Older titles: as a self-described writing student, I’m also catching up on many of the great novels of the past. Here are a select few that aren’t under the spotlight much anymore, but worth a look.

  • Shadow Country (2008) by Peter Mathiessen. If you enjoyed the everglades setting of Where The Crawdads Sing (2018) by Delia Owens, the scenery will be familiar although Mathiessen takes you back to the late 1800s, and then brings you into the early Twentieth Century. Mathiessen’s nonfiction book The Snow Leopard (1978) spotlighted his ability to place the reader in unfamiliar settings with a deft touch. He does it with mastery as well in Shadow Country.
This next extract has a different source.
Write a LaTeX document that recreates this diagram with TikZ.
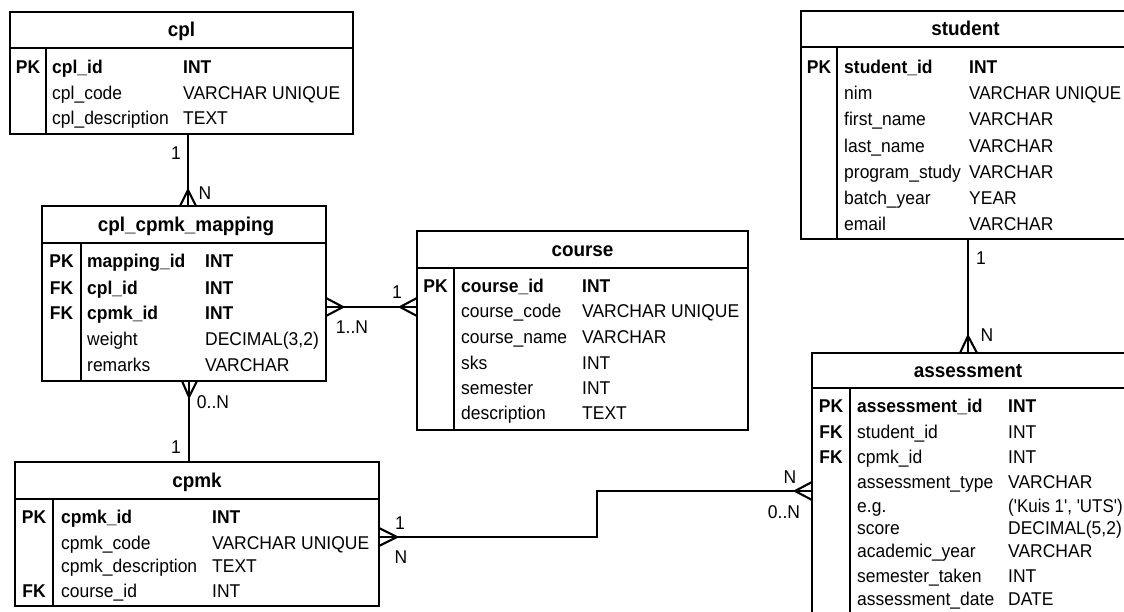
\documentclass[tikz,border=0pt]{standalone}
\usepackage{fontspec}
\newfontfamily\erfont[FakeStretch=0.945]{Liberation Sans}
\newfontfamily\erfontn[FakeStretch=0.915]{Liberation Sans}
\begin{document}
\begin{tikzpicture}[x=1pt,y=-1pt,
  tbl/.style={draw, line width=2.4pt, rectangle, inner sep=0pt, outer sep=0pt},
  sepline/.style={line width=2.2pt},
  link/.style={line width=2.1pt},
  cell/.style={anchor=base west, inner sep=0pt, font=\erfont\fontsize{18.5}{21}\selectfont},
  keyc/.style={anchor=base, inner sep=0pt, font=\erfont\bfseries\fontsize{18.5}{21}\selectfont},
  ttl/.style={anchor=base, inner sep=0pt, font=\erfont\bfseries\fontsize{20}{23}\selectfont},
  lbl/.style={inner sep=0pt, font=\erfont\fontsize{18.5}{21}\selectfont}]
\useasboundingbox (0,0) rectangle (1124,612);
\clip (0,0) rectangle (1124,612);
\fill[white] (0,0) rectangle (1124,612);

% ---------- tables ----------
\node[tbl, minimum width=343pt, minimum height=122pt] (cpl) at (181.5,73) {};
\node[tbl, minimum width=284pt, minimum height=175pt] (map) at (184,293.5) {};
\node[tbl, minimum width=331pt, minimum height=199pt] (course) at (582.5,330.5) {};
\node[tbl, minimum width=364pt, minimum height=144pt] (cpmk) at (197,534) {};
\node[tbl, minimum width=329pt, minimum height=228pt] (student) at (965.5,125) {};
\node[tbl, minimum width=314pt, minimum height=297pt] (assess) at (969,501.5) {};

% header lines and key dividers
\draw[sepline] (cpl.west |- 0,48) -- (cpl.east |- 0,48);
\draw[sepline] (46,48) -- (cpl.south -| 46,0);
\draw[sepline] (map.west |- 0,243) -- (map.east |- 0,243);
\draw[sepline] (81,243) -- (map.south -| 81,0);
\draw[sepline] (course.west |- 0,268) -- (course.east |- 0,268);
\draw[sepline] (454,268) -- (course.south -| 454,0);
\draw[sepline] (cpmk.west |- 0,499) -- (cpmk.east |- 0,499);
\draw[sepline] (53,499) -- (cpmk.south -| 53,0);
\draw[sepline] (student.west |- 0,47) -- (student.east |- 0,47);
\draw[sepline] (837,47) -- (student.south -| 837,0);
\draw[sepline] (assess.west |- 0,388) -- (assess.east |- 0,388);
\draw[sepline] (850,388) -- (assess.south -| 850,0);

% titles
\node[ttl] (cpl-title) at (181.5,37) {cpl};
\node[ttl] (map-title) at (186,231.5) {cpl\_cpmk\_mapping};
\node[ttl] (course-title) at (582.5,256.5) {course};
\node[ttl] (cpmk-title) at (197,487.5) {cpmk};
\node[ttl] (student-title) at (965.5,36) {student};
\node[ttl] (assess-title) at (968,377.5) {assessment};

% rows
\foreach \y/\k/\n/\t [count=\i] in {
  67/PK/{\bfseries cpl\_id}/{\bfseries INT},
  93/{}/cpl\_code/VARCHAR UNIQUE,
  118/{}/cpl\_description/TEXT} {
  \node[keyc] (cpl-k\i) at (28,\y+6.5) {\k};
  \node[cell] (cpl-n\i) at (52,\y+6.5) {\n};
  \node[cell] (cpl-t\i) at (183,\y+6.5) {\t};
}
\foreach \y/\k/\n/\t [count=\i] in {
  261/PK/{\bfseries mapping\_id}/{\bfseries INT},
  288/FK/{\bfseries cpl\_id}/{\bfseries INT},
  313/FK/{\bfseries cpmk\_id}/{\bfseries INT},
  339/{}/weight/{DECIMAL(3,2)},
  365/{}/remarks/VARCHAR} {
  \node[keyc] (map-k\i) at (61.5,\y+6.5) {\k};
  \node[cell] (map-n\i) at (87,\y+6.5) {\n};
  \node[cell] (map-t\i) at (205,\y+6.5) {\t};
}
\foreach \y/\k/\n/\t [count=\i] in {
  286/PK/{\bfseries course\_id}/{\bfseries INT},
  311/{}/course\_code/VARCHAR UNIQUE,
  337/{}/course\_name/VARCHAR,
  363/{}/sks/INT,
  388/{}/semester/INT,
  413/{}/description/TEXT} {
  \node[keyc] (course-k\i) at (435.5,\y+6.5) {\k};
  \node[cell] (course-n\i) at (461,\y+6.5) {\n};
  \node[cell] (course-t\i) at (582,\y+6.5) {\t};
}
\foreach \y/\k/\n/\t [count=\i] in {
  517/PK/{\bfseries cpmk\_id}/{\bfseries INT},
  543/{}/cpmk\_code/VARCHAR UNIQUE,
  566/{}/cpmk\_description/TEXT,
  591/FK/course\_id/INT} {
  \node[keyc] (cpmk-k\i) at (34,\y+6.5) {\k};
  \node[cell] (cpmk-n\i) at (61,\y+6.5) {\n};
  \node[cell] (cpmk-t\i) at (212,\y+6.5) {\t};
}
\foreach \y/\k/\n/\t [count=\i] in {
  67/PK/{\bfseries student\_id}/{\bfseries INT},
  93/{}/nim/{\erfontn VARCHAR UNIQUE},
  119/{}/first\_name/VARCHAR,
  146/{}/last\_name/VARCHAR,
  172/{}/program\_study/VARCHAR,
  198/{}/batch\_year/YEAR,
  224/{}/email/VARCHAR} {
  \node[keyc] (student-k\i) at (819,\y+6.5) {\k};
  \node[cell] (student-n\i) at (844,\y+6.5) {\n};
  \node[cell] (student-t\i) at (969,\y+6.5) {\t};
}
\foreach \y/\k/\n/\t [count=\i] in {
  406/PK/{\bfseries assessment\_id}/{\bfseries INT},
  432/FK/student\_id/INT,
  457/FK/cpmk\_id/INT,
  482/{}/assessment\_type/VARCHAR,
  506/{}/e.g./{\erfontn ('Kuis 1', 'UTS')},
  528/{}/score/{DECIMAL(5,2)},
  551/{}/academic\_year/VARCHAR,
  576/{}/semester\_taken/INT,
  599/{}/assessment\_date/DATE} {
  \node[keyc] (assess-k\i) at (831,\y+6.5) {\k};
  \node[cell] (assess-n\i) at (857,\y+6.5) {\n};
  \node[cell] (assess-t\i) at (1008,\y+6.5) {\t};
}

% ---------- connectors ----------
% cpl -> mapping
\draw[link] (cpl.south -| 188,0) -- (map.north -| 188,0);
\draw[link] (180,206) -- (188,190) -- (196,206);
\node[lbl] (lA1) at (176,153) {1};
\node[lbl] (lAN) at (205,193) {N};

% mapping <-> course
\draw[link] (map.east |- 0,307) -- (course.west |- 0,307);
\draw[link] (326,298) -- (343,307) -- (326,316);
\draw[link] (417,298) -- (400,307) -- (417,316);
\node[lbl] (lB1) at (397,292) {1};
\node[lbl] (lBN) at (352,327) {1..N};

% mapping -> cpmk
\draw[link] (map.south -| 189,0) -- (cpmk.north -| 189,0);
\draw[link] (182,381) -- (189,397) -- (197,381);
\node[lbl] (lC0N) at (213,402) {0..N};
\node[lbl] (lC1) at (176,447) {1};

% cpmk -> assessment
\coordinate (bendD) at (597,491);
\draw[link] (cpmk.east |- 0,537) -| (bendD) -- (assess.west |- bendD);
\draw[link] (379,528) -- (397,537) -- (379,546);
\draw[link] (812,482) -- (795,491) -- (812,500);
\node[lbl] (lD1) at (400,523) {1};
\node[lbl] (lDN) at (401,557) {N};
\node[lbl] (lDN2) at (790,477) {N};
\node[lbl] (lD0N) at (784,512) {0..N};

% student -> assessment
\draw[link] (student.south -| 968,0) -- (assess.north -| 968,0);
\draw[link] (960,353) -- (968,336) -- (977,353);
\node[lbl] (lE1) at (981,258) {1};
\node[lbl] (lEN) at (987,335) {N};
\end{tikzpicture}
\end{document}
  • A Man Called Ove (2012) by Frederik Backman. You’ll soften toward that suspected curmudgeon in your life after getting to know Ove over the course of the novel.
  • Let The Great World Spin (2009) by Colum McCann. I saw McCann interviewed on PBS and was intrigued. I picked this novel from his stack and found both the story and his writing compelling.
  • The Way To Paradise (2003) by Mario Vargas Llosa. If you’ve not yet read him, you’ll soon appreciate Llosa’s Nobel Prize in Literature (2010). The book is an imagined family history of the famous fine artist Paul Gaugin and his grandmother Flora Tristán, an early woman’s right activist who died before her grandson was born. The novel oscillates between the stories of these two adults, passing from Flora’s time in the 1840s and Paul’s as his life crossed the late 1890s into the new century.